Swiss rate-cut curve ball cannot be ignored
LONDON: A handful of banks expect Switzerland’s policymakers will go against forecasts and cut interest rates in their first decision of the year.
Economists at Barclays Plc, Citigroup Inc, Julius Baer & Co Ltd, and others are among the few predicting the Swiss National Bank (SNB) will deliver a reduction aimed at safeguarding the economy from potential currency strength.
A surprise move, should it happen later yesterday, would come three months earlier than the majority envision.

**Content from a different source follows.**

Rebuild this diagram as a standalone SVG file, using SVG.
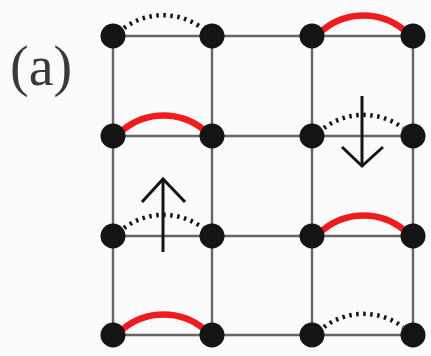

While easing is seen as an outside possibility – and would be the first such step by a Group of 10 central bank this cycle – there’s strong Swiss precedent for trailblazing on rates. Less than two years ago, the nation’s policy-makers began hiking rates ahead of the European Central Bank (ECB).
If I’m going to try and go long this week against one currency, it’s going to be the Swiss franc, Samuel Zief, head of global foreign exchange strategy at JPMorgan Private Bank, told Bloomberg Television earlier this week. The SNB always likes to throw curveballs, he said.
The logic behind a cut lies in the SNB’s once-in-a-quarter rate-decision schedule.
Other central banks that meet more frequently have plenty of time to lower rates sooner, potentially leaving the Swiss with comparatively elevated borrowing costs, putting pressure on the franc to appreciate.
On Wednesday, the franc sank to 0.96.70 per euro, its lowest in four months.
Even though the franc is down around 4% versus the euro this year, it’s still 7% stronger than in June 2022, just before the SNB began raising rates and supporting the currency to shield Switzerland from imported inflation.
Maxime Botteron, an economist with UBS Group AG in Zurich, predicts a first reduction in June, but highlights the fact that consumer-price growth has slowed to 1.2% in February compared with the central bank’s prediction of the rate averaging 1.8% over the first quarter.
The probability of a rate cut this week is not zero, Botteron said. Price pressures have eased significantly.
Swaps markets are pricing a 39% possibility of loosening yesterday, edging higher from earlier in the week.
According to JPMorgan Private Bank’s Zief, a rate move would push the franc around 1% lower toward 0.90 per dollar and 0.97 per euro, a level last tested in November.
A clutch of market metrics indicate pressure on the currency mounting.
The latest Commodity Futures Trading Commission positioning data show leveraged funds, which include hedge funds, boosted their bets for a weaker franc to their biggest in a year last week.
Options pricing suggests some investors have positioned for a SNB cut, with one-week risk reversals hitting the most bearish levels on the franc versus the euro in more than two years.
At the same time, the cost to hedge against swings in the franc versus the dollar ahead of the SNB decision has hit a one-year high.
The franc also remains a favourite currency to sell against the yen this year, as investors bet on rates going higher in Japan.